Sometimes you're trying as hard as you can, and you're knee deep in the trenches, fighting for something that no one else really believes in. If you're a creative, you've probably bought real estate in these places. You may as well be comfortable.
There comes a time around the middle of writing a script when I throw my hands up and say, "Wait, why am I doing this?" I break into an imaginary cold-sweat and think of all the much easier paths that I could take to follow (at least some of) my dreams. It just feels like a pointless endeavor. The truth is: everything worth anything starts to feel pointless around the mid-point. Every word becomes a struggle to push out, until you just stop pushing.
Or maybe it's not the actual work involved in writing or filmmaking or insert-your-creative-endeavor-here___ that has you down. Maybe it's the other job that is taking all of your time and attention from the craft that you've vowed to cherish. And your craft is jealous. When you return to it, it nags you: Where have you been? You don't care about me! If you were a true artist, you would make time, forego sleep, cancel your cable subscription, or donate plasma to support your craft! Your art seems to judge your lack of oomph.
Whatever the case may be, we all come to that point wherein we either get the proverbial second wind or we're knocked out for the count. I was like that...until I re-found Pinterest.
I've had the account for a few months but because I heard how addicting it can be, I avoided it like I avoid heroin. But today, a particularly low day for creativity, I logged onto Pinterest, and somewhere between browsing photos and pinning my own: I got my groove back.
I pinned everything from fashion to pictoral depictions of my dreams and aspirations.
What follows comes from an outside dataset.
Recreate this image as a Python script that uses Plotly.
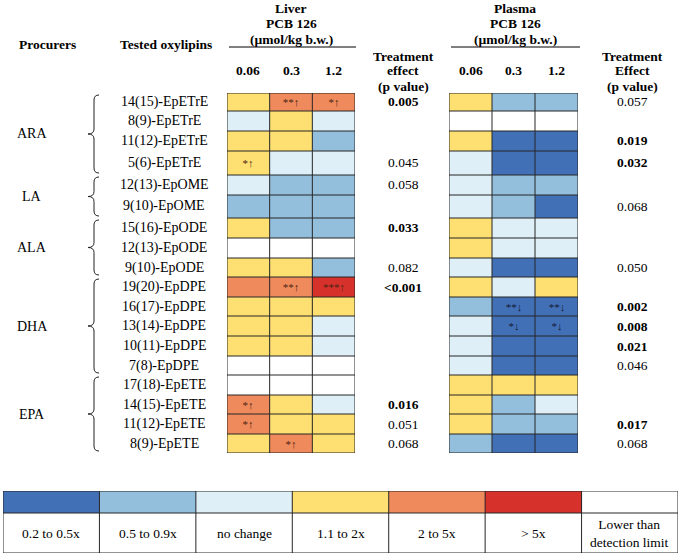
import plotly.graph_objects as go

# ---------------- data ----------------
oxylipins = ["14(15)-EpETrE", "8(9)-EpETrE", "11(12)-EpETrE", "5(6)-EpETrE",
             "12(13)-EpOME", "9(10)-EpOME",
             "15(16)-EpODE", "12(13)-EpODE", "9(10)-EpODE",
             "19(20)-EpDPE", "16(17)-EpDPE", "13(14)-EpDPE", "10(11)-EpDPE", "7(8)-EpDPE",
             "17(18)-EpETE", "14(15)-EpETE", "11(12)-EpETE", "8(9)-EpETE"]
procurers = ["ARA", "LA", "ALA", "DHA", "EPA"]
procurer_counts = [4, 2, 3, 5, 4]
doses = ["0.06", "0.3", "1.2"]

# category codes: 0=0.2-0.5x, 1=0.5-0.9x, 2=no change, 3=1.1-2x, 4=2-5x, 5=>5x, 6=below detection
liver_codes = [[3, 4, 4], [2, 3, 2], [3, 3, 1], [3, 2, 2],
               [2, 1, 1], [1, 1, 1],
               [3, 1, 1], [6, 6, 6], [3, 3, 1],
               [4, 4, 5], [3, 3, 3], [3, 3, 2], [3, 3, 2], [6, 6, 6],
               [6, 6, 6], [4, 3, 2], [4, 3, 3], [3, 4, 3]]
liver_marks = [["", "**↑", "*↑"], ["", "", ""], ["", "", ""], ["*↑", "", ""],
               ["", "", ""], ["", "", ""],
               ["", "", ""], ["", "", ""], ["", "", ""],
               ["", "**↑", "***↑"], ["", "", ""], ["", "", ""], ["", "", ""], ["", "", ""],
               ["", "", ""], ["*↑", "", ""], ["*↑", "", ""], ["", "*↑", ""]]
liver_p = ["0.005", "", "", "0.045", "0.058", "", "0.033", "", "0.082",
           "<0.001", "", "", "", "", "", "0.016", "0.051", "0.068"]
liver_p_bold = [True, False, False, False, False, False, True, False, False,
                True, False, False, False, False, False, True, False, False]

plasma_codes = [[3, 1, 1], [6, 6, 6], [3, 0, 0], [2, 0, 0],
                [2, 1, 1], [2, 1, 0],
                [3, 2, 2], [3, 2, 2], [2, 0, 0],
                [3, 2, 3], [1, 0, 0], [2, 0, 0], [2, 0, 0], [2, 0, 0],
                [3, 3, 3], [3, 1, 2], [3, 1, 1], [1, 0, 0]]
plasma_marks = [["", "", ""]] * 10 + [["", "**↓", "**↓"], ["", "*↓", "*↓"]] + [["", "", ""]] * 6
plasma_p = ["0.057", "", "0.019", "0.032", "", "0.068", "", "", "0.050",
            "", "0.002", "0.008", "0.021", "0.046", "", "", "0.017", "0.068"]
plasma_p_bold = [False, False, True, True, False, False, False, False, False,
                 False, True, True, True, False, False, False, True, False]

legend_labels = ["0.2 to 0.5x", "0.5 to 0.9x", "no change", "1.1 to 2x",
                 "2 to 5x", "> 5x", "Lower than<br>detection limit"]
category_colors = ["#4270B7", "#93BFDD", "#DEEFF7", "#FEDF72", "#EF8A5C", "#D6322B", "#FFFFFF"]

# ---------------- layout (pixel positions) ----------------
W, H = 681, 556
FONT = "Liberation Serif"
ROW_EDGES = [93, 111, 131, 151, 175, 195, 218, 238, 258, 277, 297, 316, 336, 356,
             375, 395, 414, 434, 453]
LIVER_X = (227, 355)
PLASMA_X = (449, 578)
LEG_X = (3, 678)
LEG_TOP, LEG_MID, LEG_BOT = 491, 513, 553


def px(x):
    return x / W


def py(y):
    return 1 - y / H


n = len(category_colors)
cscale = []
for i, c in enumerate(category_colors):
    cscale.append([i / n, c])
    cscale.append([(i + 1) / n, c])

row_centers = [(a + b) / 2 for a, b in zip(ROW_EDGES[:-1], ROW_EDGES[1:])]
cols = list(range(len(doses)))

fig = go.Figure()
fig.add_trace(go.Heatmap(
    z=liver_codes, x=cols, y=ROW_EDGES, text=liver_marks, texttemplate="%{text}",
    textfont=dict(family=FONT, size=11, color="#4a2412"),
    colorscale=cscale, zmin=-0.5, zmax=n - 0.5, showscale=False,
    hoverinfo="skip", xaxis="x", yaxis="y"))
fig.add_trace(go.Heatmap(
    z=plasma_codes, x=cols, y=ROW_EDGES, text=plasma_marks, texttemplate="%{text}",
    textfont=dict(family=FONT, size=11, color="#151a33"),
    colorscale=cscale, zmin=-0.5, zmax=n - 0.5, showscale=False,
    hoverinfo="skip", xaxis="x2", yaxis="y"))

# legend as a two-row heatmap (colour swatch row + white label row)
fig.add_trace(go.Heatmap(
    z=[list(range(n)), [6] * n], x=list(range(n)), y=[LEG_TOP, LEG_MID, LEG_BOT],
    colorscale=cscale, zmin=-0.5, zmax=n - 0.5, showscale=False,
    hoverinfo="skip", xaxis="x3", yaxis="y3"))

hidden = dict(visible=False, showgrid=False, zeroline=False, fixedrange=True)
fig.update_layout(
    width=W, height=H, margin=dict(l=0, r=0, t=0, b=0),
    paper_bgcolor="white", plot_bgcolor="white",
    font=dict(family=FONT, size=13, color="black"),
    xaxis=dict(domain=[px(LIVER_X[0]), px(LIVER_X[1])], range=[-0.5, 2.5], anchor="y", **hidden),
    xaxis2=dict(domain=[px(PLASMA_X[0]), px(PLASMA_X[1])], range=[-0.5, 2.5], anchor="y", **hidden),
    yaxis=dict(domain=[py(ROW_EDGES[-1]), py(ROW_EDGES[0])], range=[ROW_EDGES[-1], ROW_EDGES[0]],
               anchor="x", **hidden),
    xaxis3=dict(domain=[px(LEG_X[0]), px(LEG_X[1])], range=[-0.5, n - 0.5], anchor="y3", **hidden),
    yaxis3=dict(domain=[py(LEG_BOT), py(LEG_TOP)], range=[LEG_BOT, LEG_TOP], anchor="x3", **hidden),
    showlegend=False,
)

shapes = []
LINE = dict(color="#262626", width=1)
for xa in ["x", "x2"]:
    for c in range(len(doses) + 1):
        shapes.append(dict(type="line", xref=xa, yref="y", x0=c - 0.5, x1=c - 0.5,
                           y0=ROW_EDGES[0], y1=ROW_EDGES[-1], line=LINE, layer="above"))
    for e in ROW_EDGES:
        shapes.append(dict(type="line", xref=xa, yref="y", x0=-0.5, x1=2.5,
                           y0=e, y1=e, line=LINE, layer="above"))
# legend grid
shapes.append(dict(type="rect", xref="x3", yref="y3", x0=-0.5, x1=n - 0.5, y0=LEG_TOP,
                   y1=LEG_BOT, line=LINE, layer="above"))
shapes.append(dict(type="line", xref="x3", yref="y3", x0=-0.5, x1=n - 0.5, y0=LEG_MID,
                   y1=LEG_MID, line=LINE, layer="above"))
for c in range(1, n):
    shapes.append(dict(type="line", xref="x3", yref="y3", x0=c - 0.5, x1=c - 0.5, y0=LEG_TOP,
                       y1=LEG_BOT, line=LINE, layer="above"))

# header rules under "(µmol/kg b.w.)"
for x0, x1 in [(229, 356), (451, 580)]:
    shapes.append(dict(type="line", xref="paper", yref="paper", x0=px(x0), x1=px(x1),
                       y0=py(47), y1=py(47), line=dict(color="black", width=1)))

# braces
bx_tip, bx_spine, bx_end = px(88), px(94), px(99)
group_bounds = []
start = 0
for cnt in procurer_counts:
    group_bounds.append((ROW_EDGES[start], ROW_EDGES[start + cnt]))
    start += cnt
for y_top, y_bot in group_bounds:
    y0, y1 = y_top + 2, y_bot - 2
    ym = (y0 + y1) / 2
    r = 5
    path = (f"M {bx_end},{y0} Q {bx_spine},{y0} {bx_spine},{y0 + r} "
            f"L {bx_spine},{ym - r} Q {bx_spine},{ym} {bx_tip},{ym} "
            f"Q {bx_spine},{ym} {bx_spine},{ym + r} "
            f"L {bx_spine},{y1 - r} Q {bx_spine},{y1} {bx_end},{y1}")
    shapes.append(dict(type="path", xref="paper", yref="y", path=path,
                       line=dict(color="#222", width=1)))
fig.update_layout(shapes=shapes)

ann = []


def t(x, y, s, size=13.5, bold=False, xref="paper", yref="paper"):
    ann.append(dict(x=x, y=y, xref=xref, yref=yref, text=f"<b>{s}</b>" if bold else s,
                    showarrow=False, xanchor="center", yanchor="middle", align="center",
                    font=dict(family=FONT, size=size, color="black")))


# headers
t(px(47), py(45), "Procurers", bold=True)
t(px(166), py(45), "Tested oxylipins", bold=True)
for cx, title in [(291, "Liver"), (515, "Plasma")]:
    t(px(cx), py(8), title, bold=True)
    t(px(cx), py(24), "PCB 126", bold=True)
    t(px(cx), py(39), "(µmol/kg b.w.)", bold=True)
for xa in ["x", "x2"]:
    for c, d in enumerate(doses):
        ann.append(dict(x=c, y=py(70), xref=xa, yref="paper", text=f"<b>{d}</b>",
                        showarrow=False, xanchor="center", yanchor="middle",
                        font=dict(family=FONT, size=13.5, color="black")))
for cx, lines in [(403, ["Treatment", "effect", "(p value)"]),
                  (632, ["Treatment", "Effect", "(p value)"])]:
    for k, s in enumerate(lines):
        t(px(cx), py(56 + 15 * k), s, bold=True)

# row labels and p values
for i, lab in enumerate(oxylipins):
    yc = row_centers[i]
    t(px(164), yc, lab, yref="y", size=14)
    if liver_p[i]:
        t(px(403), yc, liver_p[i], yref="y", bold=liver_p_bold[i])
    if plasma_p[i]:
        t(px(632), yc, plasma_p[i], yref="y", bold=plasma_p_bold[i])

# procurer names
for name, (y_top, y_bot) in zip(procurers, group_bounds):
    t(px(32), (y_top + y_bot) / 2, name, yref="y", size=14)

# legend labels
for i, lab in enumerate(legend_labels):
    t(i, (LEG_MID + LEG_BOT) / 2, lab, xref="x3", yref="y3")

fig.update_layout(annotations=ann)
fig.write_html("out.html", config={"displayModeBar": False},
               post_script="document.body.style.margin='0';")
I followed one of my favorite actresses. I saw that people with creativity and lust for life still exist. They all live on Instagram and Pinterest.
Twitter has become the place where people complain about their imagined problems and haters. Facebook has become the place where people with real problems pretend they don't have any. Instagram has even started to become the place where people with no money pose next to Rolls Royces that they don't dare touch and pretend to shop on Rodeo Drive. But Pinterest is still in its virginal state of beauty: dreamlike and ethereal. It invites us all to believe in something again, because there are pictures to prove that there is still something left to believe in. That's something. That's enough. Now, I'm inspired. Now, I can write. And so can you.
Take a pinterest break. Remind yourself of what beauty looks like, and then reunite with your words. Get your groove back!